Les devenirs de l’Alice de Carroll doivent en effet être compris à la lumière de l’Aiôn, modalité extracorporelle et ineffectuelle du temps qui se partage en passé et future échappant au piège de l’identité. Si, avec Kronos, on était en mesure de narrer l’histoire de la succession des faits et de nos gestes, c’est avec Aiôn qu’on peut viser les événements arrivants sur un niveau différent, à savoir celui de la pensée expérimentant et contre-effectuant. C’est cette dernière qui nous permet la découverte et le dépistage du sens de nos actions et de nos passions à l’intérieur de ce qui nous arrive : « l’evenement est dans ce qui arrive ». Et encore, comme nous apprend Logique du sens, cette pensée désigne son propre parcours en se laissant former par les paradoxes, c’est à dire, par le surpassement des opinions, du sens commun et des images imposées ou suggérées par la philosophie, la politique, la science, le pouvoir – de la religion au marché, de l’Etat à la culture – afin de penser et de nous voir au miroir.

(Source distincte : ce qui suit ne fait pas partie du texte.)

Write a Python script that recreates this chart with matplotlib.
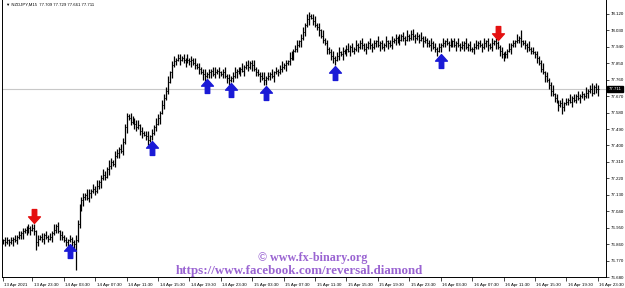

C’est dans ce sens-là que La Deleuziana désire penser le devenir d’Alice comme un devenir-femme, à la fois dans son paradoxe a-chronologique et théorique et dans la politique exprimée par l’actualité. Très consciente et enthousiaste de l’inséparabilité dans la pensée et dans l’écriture de Deleuze des deux dimensions susnommées, à savoir celle de la théorie et celle de la politique, la revue suggère un parcours de sens, le point de départ duquel se trouve dans un acte récognitif plus général du devenir, entendu comme mouvement de la pensée qui se tourne et se détourne à travers ses personnages conceptuels. Elle se penche sur une entrée toute particulière, ou un paradoxe précis, car elle ouvre d’emblée à la terre mitoyenne entre philosophie et littérature, lieu de naissance de l’Alice de Deleuze. C’est exactement dans l’interstice demeurant entre le concept et l’écriture, d’où « on en revient les yeux rouges », que les devenirs (devenir femme, enfant, animal, imperceptible, etc..) et la création des personnages conceptuels arrivent. La porte principale pour le devenir nous permet ainsi d’entrer dans le Dehors, pour respirer « un peu de possible », c’est-à-dire pour sentir et pour regarder les lignes de fuite mises à disposition par la pensée deleuzienne face à un présent qu’il faut bien esquiver et que il faut pourtant survoler afin d’inventer les stratégies capable de le critiquer.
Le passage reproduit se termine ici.